Germany’s Merkel brings possible successor to Berlin

BERLIN (AP) — Chancellor Angela Merkel proposed Monday that the governor of Germany’s tiny western state of Saarland run her party’s day-to-day operations — putting her in prime position eventually to succeed Merkel as leader of the center-right Christian Democratic Union.

Merkel said she wants the party to elect Annegret Kramp-Karrenbauer to the post of general-secretary next Monday. The party’s current general-secretary, Peter Tauber, is stepping down after facing health issues.

Speaking alongside Kramp-Karrenbauer at the party’s headquarters in Berlin, Merkel said the 55-year-old Catholic would bring a lot of experience and credibility to the role at a time when the Christian Democrats are under pressure to define their political positions.

Conservative voters have abandoned the party in recent years, partly over Merkel’s welcoming stance on immigration, even though it still came first in last September’s election with almost 33 percent of the vote.

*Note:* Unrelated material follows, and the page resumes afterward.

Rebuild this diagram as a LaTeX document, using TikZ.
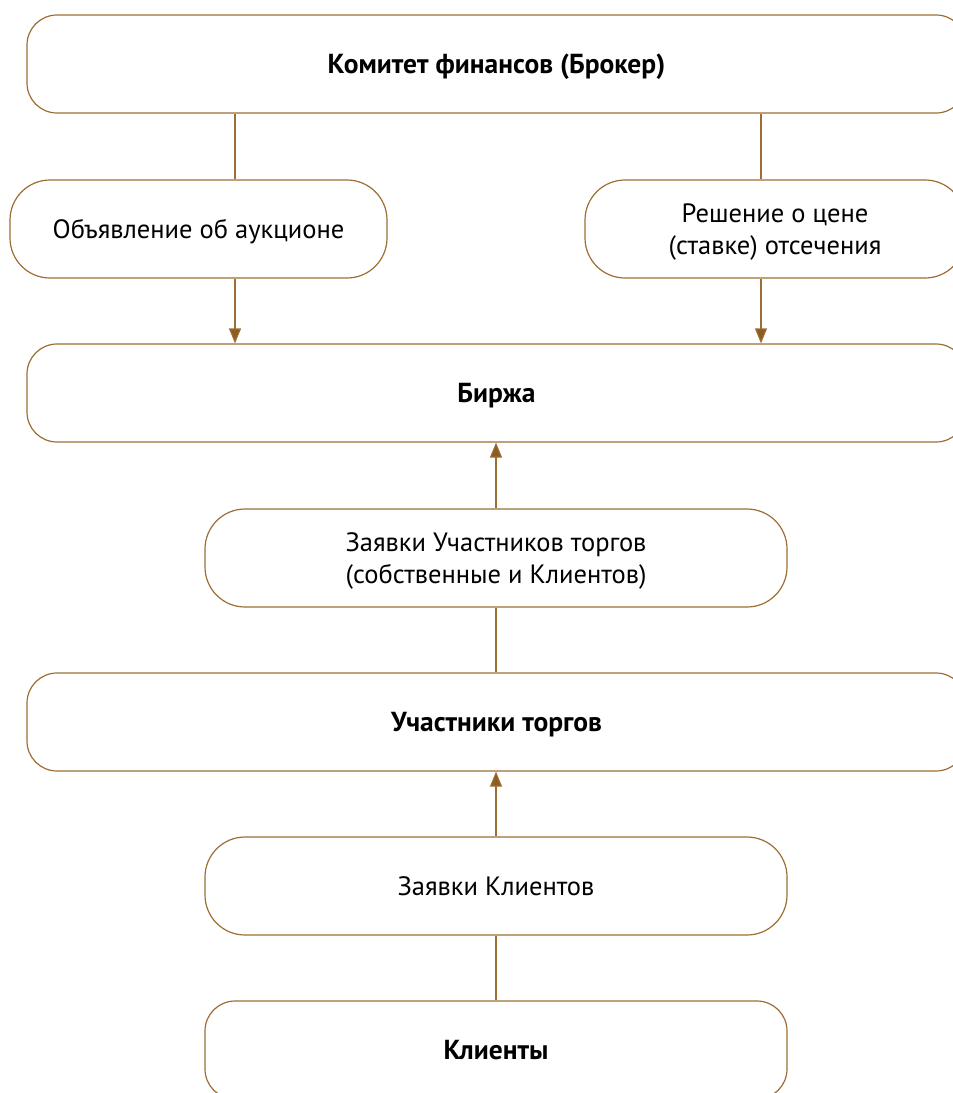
\documentclass[tikz,border=0pt]{standalone}
\usepackage{fontspec}
\setmainfont{PT Sans}
\usetikzlibrary{arrows.meta}
\definecolor{brd}{RGB}{156,110,52}
\definecolor{arr}{RGB}{140,92,32}
\tikzset{
  box/.style={draw=brd, line width=1.2pt, rounded corners=#1, fill=white, align=center,
    inner sep=0pt, text depth=-4pt, font=\fontsize{26.5}{32}\selectfont},
  box/.default=34pt,
  bbox/.style={box=30pt, font=\fontsize{27.5}{32}\selectfont\bfseries},
  conn/.style={draw=brd, line width=1.2pt},
  arrw/.style={conn, -{Triangle[length=15pt,width=12pt,fill=arr]}}
}
\begin{document}
\begin{tikzpicture}[x=1pt,y=-1pt]
\useasboundingbox (0,0) rectangle (953,1093);
\clip (0,0) rectangle (953,1093);
\node[bbox, minimum width=939pt, minimum height=98pt] (kom) at (496.5,64) {Комитет финансов (Брокер)};
\node[box=40pt, minimum width=377pt, minimum height=98pt] (obj) at (198.5,229) {Объявление об аукционе};
\node[box=40pt, minimum width=380pt, minimum height=98pt] (res) at (775,229) {Решение о цене\\(ставке) отсечения};
\node[bbox, minimum width=939pt, minimum height=98pt] (bir) at (496.5,393) {Биржа};
\node[box=40pt, minimum width=582pt, minimum height=98pt] (zu) at (496,558) {Заявки Участников торгов\\(собственные и Клиентов)};
\node[bbox, minimum width=939pt, minimum height=98pt] (uch) at (496.5,722) {Участники торгов};
\node[box=40pt, minimum width=582pt, minimum height=98pt] (zk) at (496,886) {Заявки Клиентов};
\node[bbox, minimum width=582pt, minimum height=98pt] (kl) at (496,1050) {Клиенты};
\coordinate (cl) at (235,0);
\coordinate (cr) at (761,0);
\draw[conn] (kom.south -| cl) -- (obj.north -| cl);
\draw[conn] (kom.south -| cr) -- (res.north -| cr);
\draw[arrw] (obj.south -| cl) -- (bir.north -| cl);
\draw[arrw] (res.south -| cr) -- (bir.north -| cr);
\draw[arrw] (zu.north) -- (bir.south -| zu.north);
\draw[conn] (uch.north -| zu.south) -- (zu.south);
\draw[arrw] (zk.north) -- (uch.south -| zk.north);
\draw[conn] (kl.north) -- (zk.south);
\end{tikzpicture}
\end{document}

“We are experiencing one of the most difficult political phases in the history of (post-war) Germany,” Kramp-Karrenbauer told reporters, explaining why she was willing to leave her post as governor of one of Germany’s 16 states to devote her energy to the party’s headquarters in Berlin.

Kramp-Karrenbauer has been governor of Saarland on Germany’s western border with France and Luxembourg since 2011. During that time she worked to make French a second language in the state and improve economic, cultural and political ties with France.

Merkel was elected general-secretary in 1998, a role that traditionally involves managing the party’s campaigns and developing its political messages. Merkel went from general-secretary to party leader in 2000, and becoming Germany’s chancellor five years later.

Asked whether she considered herself Merkel’s “crown princess” now, Kramp-Karrenbauer — who is often referred to by her acronym A.K.K. in German media — said: “I was never suited for princess roles.”